= Jamieson v HM Advocate =

Jamieson v HM Advocate is a notable legal case which established a precedent in Scotland which held that a man does not commit rape where he honestly, albeit unreasonably, believes his victim is consenting. This was a criminal case decided by the High Court of Justiciary sitting as the Court of Criminal Appeal. The appeal case was heard before a panel of three judges with the Lord Justice-General (Lord Hope) as president, with Lord Allanbridge and Lord Cowie. The case is reported at 1994 SLT 537.
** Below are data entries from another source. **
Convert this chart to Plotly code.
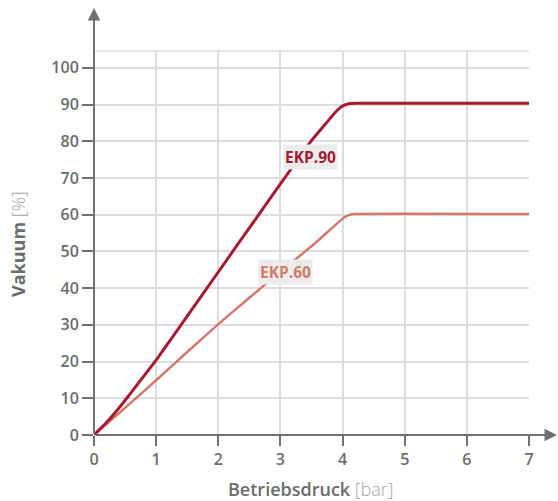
import plotly.graph_objects as go

# ---- data ----
ekp90_x = [0, 0.2, 0.4, 0.6, 1, 1.5, 2, 2.5, 3, 3.5, 3.9, 3.98, 4.05, 4.12, 4.2, 7]
ekp90_y = [0, 3.4, 7.3, 11.6, 20.4, 32.4, 44.4, 56.4, 68.4, 80.2, 88.2, 89.4, 90.0, 90.3, 90.4, 90.4]

ekp60_x = [0, 0.5, 1, 1.5, 2, 2.5, 3, 3.5, 3.95, 4.03, 4.1, 4.18, 7]
ekp60_y = [0, 7.4, 14.9, 22.6, 30.2, 37.4, 44.5, 51.4, 58.2, 59.3, 59.9, 60.2, 60.2]

x_ticks = [0, 1, 2, 3, 4, 5, 6, 7]
y_ticks = [0, 10, 20, 30, 40, 50, 60, 70, 80, 90, 100]

label90 = "EKP.90"
label60 = "EKP.60"
x_title_main, x_title_unit = "Betriebsdruck", "[bar]"
y_title_main, y_title_unit = "Vakuum", "[%]"

C90 = "#a51a2f"
C60 = "#d27969"
AX = "#717171"
GRID = "#dddddd"
TXT = "#6c6c6c"
UNIT = "#a6a6a6"
FONT = "Open Sans"

W, H = 558, 501
ML, MR, MT, MB = 94, 29, 51, 66
PW, PH = W - ML - MR, H - MT - MB

fig = go.Figure()
fig.add_trace(go.Scatter(x=ekp60_x, y=ekp60_y, mode="lines",
                         line=dict(color=C60, width=2.5, shape="spline", smoothing=0.3),
                         hoverinfo="skip", showlegend=False))
fig.add_trace(go.Scatter(x=ekp90_x, y=ekp90_y, mode="lines",
                         line=dict(color=C90, width=3, shape="spline", smoothing=0.3),
                         hoverinfo="skip", showlegend=False))

def px_x(p):  # pixel -> paper x
    return (p - ML) / PW

def px_y(p):  # pixel -> paper y
    return (H - MB - p) / PH

# axis arrows
fig.add_annotation(xref="paper", yref="paper", axref="pixel", ayref="pixel",
                   x=0, y=px_y(8), ax=0, ay=(H - MB) - 8, showarrow=True, arrowhead=2,
                   arrowsize=1.25, arrowwidth=2, arrowcolor=AX, text="", standoff=0)
fig.add_annotation(xref="paper", yref="paper", axref="pixel", ayref="pixel",
                   x=px_x(557), y=0, ax=-(557 - ML), ay=0, showarrow=True, arrowhead=2,
                   arrowsize=1.25, arrowwidth=2, arrowcolor=AX, text="", standoff=0)

# top border grid line
fig.add_shape(type="line", xref="paper", yref="paper", x0=0, x1=1, y0=1, y1=1,
              line=dict(color=GRID, width=1.5), layer="below")

# series labels
fig.add_annotation(x=3.49, y=75.6, xref="x", yref="y", text="<b>%s</b>" % label90,
                   showarrow=False, font=dict(family=FONT, size=15.5, color=C90),
                   bgcolor="#ececec", borderpad=1)
fig.add_annotation(x=3.08, y=44.5, xref="x", yref="y", text="<b>%s</b>" % label60,
                   showarrow=False, font=dict(family=FONT, size=15.5, color=C60),
                   bgcolor="#ececec", borderpad=1)

# axis titles
fig.add_annotation(xref="paper", yref="paper", x=px_x(311), y=px_y(489),
                   text='<span style="color:%s">%s</span> <span style="color:%s;font-weight:300">%s</span>'
                        % (TXT, x_title_main, UNIT, x_title_unit),
                   showarrow=False, font=dict(family=FONT, size=18, weight=600),
                   xanchor="center", yanchor="middle")
fig.add_annotation(xref="paper", yref="paper", x=px_x(18), y=px_y(244),
                   text='<span style="color:%s">%s</span> <span style="color:%s;font-weight:300">%s</span>'
                        % (TXT, y_title_main, UNIT, y_title_unit),
                   showarrow=False, textangle=-90, font=dict(family=FONT, size=18, weight=700),
                   xanchor="center", yanchor="middle")

fig.update_xaxes(range=[0, 7], tickvals=x_ticks, ticktext=[str(v) for v in x_ticks],
                 showgrid=True, gridcolor=GRID, gridwidth=1.5, zeroline=False,
                 showline=False, ticks="outside", ticklen=10, tickwidth=2, tickcolor=AX,
                 tickfont=dict(family=FONT, size=16, color=TXT, weight=600),
                 fixedrange=True)
fig.update_yaxes(range=[0, 104.6], tickvals=y_ticks, ticktext=[str(v) for v in y_ticks],
                 showgrid=True, gridcolor=GRID, gridwidth=1.5, zeroline=False,
                 showline=False, ticks="outside", ticklen=11, tickwidth=2, tickcolor=AX,
                 tickfont=dict(family=FONT, size=16, color=TXT, weight=600),
                 fixedrange=True)

fig.update_layout(width=W, height=H, margin=dict(l=ML, r=MR, t=MT, b=MB),
                  plot_bgcolor="white", paper_bgcolor="white", showlegend=False)

fig.write_html("out.html", config={"displayModeBar": False},
               post_script="document.body.style.margin='0';document.body.style.overflow='hidden';")
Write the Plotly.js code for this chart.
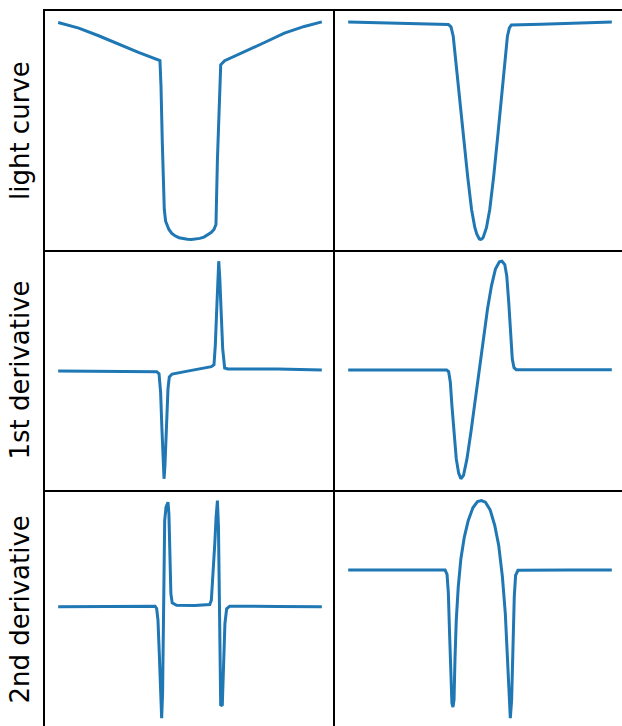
<!DOCTYPE html>
<html>
<head>
<meta charset="utf-8">
<script src="https://cdn.plot.ly/plotly-3.0.1.min.js"></script>
<style>
  html, body { margin: 0; padding: 0; overflow: hidden; background: #fff; }
  #chart { width: 626px; height: 730px; }
</style>
</head>
<body>
<div id="chart"></div>
<script>
// Full (flat-bottomed) transit: light curve and its derivatives
const fullLightT = [-1.000,-0.844,-0.693,-0.542,-0.391,-0.228,-0.220,-0.210,-0.195,-0.185,-0.172,-0.160,-0.138,-0.114,-0.083,-0.052,-0.020,0.011,0.043,0.074,0.106,0.137,0.160,0.182,0.197,0.208,0.223,0.233,0.263,0.414,0.565,0.716,0.867,1.000];
const fullLightF = [1.000,0.974,0.939,0.899,0.862,0.825,0.706,0.445,0.138,0.084,0.062,0.046,0.028,0.017,0.008,0.003,0.001,0.000,0.002,0.005,0.011,0.021,0.032,0.046,0.069,0.368,0.675,0.805,0.824,0.865,0.908,0.951,0.982,1.003];

const fullD1T = [-1.000,-0.718,-0.467,-0.253,-0.235,-0.223,-0.213,-0.203,-0.197,-0.190,-0.180,-0.167,-0.157,-0.135,-0.039,0.062,0.162,0.182,0.192,0.203,0.210,0.218,0.226,0.236,0.248,0.263,0.288,0.665,1.000];
const fullD1V = [-0.006,-0.009,-0.012,-0.012,-0.031,-0.199,-0.535,-0.872,-0.994,-0.872,-0.535,-0.168,-0.061,-0.034,-0.012,0.009,0.034,0.052,0.229,0.566,0.841,1.000,0.841,0.505,0.199,0.021,0.012,0.012,0.003];

const fullD2T = [-1.000,-0.592,-0.265,-0.253,-0.243,-0.233,-0.223,-0.215,-0.208,-0.203,-0.197,-0.192,-0.182,-0.167,-0.160,-0.152,-0.145,-0.135,-0.102,0.036,0.150,0.162,0.175,0.188,0.198,0.208,0.216,0.223,0.228,0.233,0.245,0.255,0.265,0.278,0.301,0.665,1.000];
const fullD2V = [-0.006,-0.003,0.000,-0.022,-0.132,-0.447,-0.824,-1.060,-0.824,-0.289,0.340,0.811,0.937,0.984,0.874,0.497,0.119,0.031,0.009,0.006,0.016,0.057,0.277,0.591,0.843,1.000,0.748,0.182,-0.384,-0.943,-0.934,-0.509,-0.164,-0.025,0.000,-0.003,-0.006];

// V-shaped (grazing) transit: light curve and its derivatives
const vLightT = [-1.000,-0.794,-0.592,-0.391,-0.240,-0.220,-0.203,-0.185,-0.160,-0.127,-0.094,-0.064,-0.039,-0.024,-0.014,-0.005,0.004,0.014,0.024,0.035,0.049,0.074,0.104,0.137,0.167,0.192,0.208,0.223,0.238,0.464,0.716,1.000];
const vLightF = [1.000,0.997,0.992,0.989,0.988,0.977,0.934,0.827,0.674,0.475,0.291,0.138,0.054,0.024,0.008,0.002,0.000,0.002,0.009,0.026,0.054,0.138,0.291,0.490,0.689,0.858,0.934,0.972,0.986,0.989,0.994,1.000];

const vD1T = [-1.000,-0.592,-0.253,-0.238,-0.225,-0.213,-0.197,-0.180,-0.162,-0.145,-0.125,-0.099,-0.069,-0.039,-0.009,0.024,0.057,0.087,0.117,0.147,0.167,0.188,0.203,0.218,0.233,0.245,0.258,0.275,0.665,1.000];
const vD1V = [0.000,0.000,0.000,-0.015,-0.113,-0.327,-0.602,-0.817,-0.948,-1.000,-0.969,-0.817,-0.572,-0.297,-0.021,0.284,0.560,0.774,0.927,0.994,1.000,0.969,0.865,0.621,0.315,0.101,0.021,0.003,0.003,0.003];

const vD2T = [-1.000,-0.592,-0.265,-0.250,-0.240,-0.230,-0.220,-0.213,-0.205,-0.197,-0.190,-0.180,-0.165,-0.145,-0.119,-0.089,-0.054,-0.019,0.011,0.041,0.077,0.112,0.142,0.170,0.192,0.208,0.220,0.230,0.240,0.250,0.260,0.270,0.288,0.665,1.000];
const vD2V = [0.000,0.000,0.000,-0.062,-0.340,-0.962,-1.584,-1.919,-1.976,-1.871,-1.297,-0.722,-0.244,0.163,0.474,0.713,0.895,0.986,1.000,0.976,0.866,0.641,0.354,-0.100,-0.627,-1.201,-1.775,-2.134,-1.871,-1.105,-0.388,-0.077,-0.005,0.000,0.000];

const rowLabels = ['light curve', '1st derivative', '2nd derivative'];

// panels in reading order: row by row, left column then right column
const panels = [
  [fullLightT, fullLightF], [vLightT, vLightF],
  [fullD1T, fullD1V],       [vD1T, vD1V],
  [fullD2T, fullD2V],       [vD2T, vD2V]
];

const lineColor = '#1f77b4';
const traces = [];
const layout = {
  width: 626, height: 730,
  margin: {l: 45, r: 1, t: 11, b: 1},
  paper_bgcolor: '#ffffff', plot_bgcolor: '#ffffff',
  showlegend: false,
  font: {family: 'DejaVu Sans, sans-serif', color: '#000'}
};

function padded(arr) {
  const lo = Math.min(...arr), hi = Math.max(...arr);
  const pad = (hi - lo) * 0.05;
  return [lo - pad, hi + pad];
}

panels.forEach(([xs, ys], i) => {
  const row = Math.floor(i / 2), col = i % 2;
  const n = i + 1;
  const sfx = n === 1 ? '' : String(n);
  traces.push({
    x: xs, y: ys, type: 'scatter', mode: 'lines',
    line: {color: lineColor, width: 3},
    xaxis: 'x' + sfx, yaxis: 'y' + sfx,
    hoverinfo: 'skip'
  });
  const frame = {
    showline: true, linecolor: '#000', linewidth: 2,
    showgrid: false, zeroline: false, ticks: '', showticklabels: false,
    fixedrange: true
  };
  // shared panel edges are drawn once: bottom and left of every panel,
  // plus the top edge of the first row and the right edge of the last column
  layout['xaxis' + sfx] = Object.assign({}, frame, {
    domain: [col / 2, (col + 1) / 2],
    range: padded(xs),
    anchor: 'y' + sfx,
    mirror: row === 0
  });
  layout['yaxis' + sfx] = Object.assign({}, frame, {
    domain: [1 - (row + 1) / 3, 1 - row / 3],
    range: padded(ys),
    anchor: 'x' + sfx,
    mirror: col === 1
  });
  if (col === 0) {
    layout['yaxis' + sfx].title = {
      text: rowLabels[row],
      font: {family: 'DejaVu Sans, sans-serif', size: 26, color: '#000'},
      standoff: 6
    };
  }
});

Plotly.newPlot('chart', traces, layout, {displayModeBar: false, staticPlot: true});
</script>
</body>
</html>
The decision relies upon the point that in Scots Law, a criminal act consists of two elements, the factual act done and the mens rea or intention of the perpetrator in carrying out that action. The crime of rape consisted, at that time, of a man having vaginal sexual intercourse with a woman without her consent, with the crime of rape being defined at common law. Therefore, it was held that the mens rea element is that the man either believes the woman is not consenting or is "reckless or indifferent to the matter of consent". Accordingly, it was held that if the man genuinely believes the woman is consenting, he is not committing the specific crime of rape. This was established law per the cited cases of Sweeney v. X 1982 S.C.C.R. 509 and Meek v. H.M. Advocate 1983 S.L.T. 280.

In Jamieson the specific point was whether this belief requires to be based on objectively reasonable grounds, or if it was sufficient that the alleged perpetrator genuinely held this belief even although another person in the same circumstances might not have the same belief. The decision was that honest belief is all that is required, although an absence of reasonable grounds to hold such a belief would affect whether a jury would accept if as a matter of fact he did genuinely believe this.

This precedent is unlikely to be considered as still 'good law' as the Sexual Offences (Scotland) Act 2009 (which provided the first statutory definition of rape and of consent) states at S.1 (1)(b) that [a person 'A' commits rape upon 'B'] "(b)without any reasonable belief that B consents".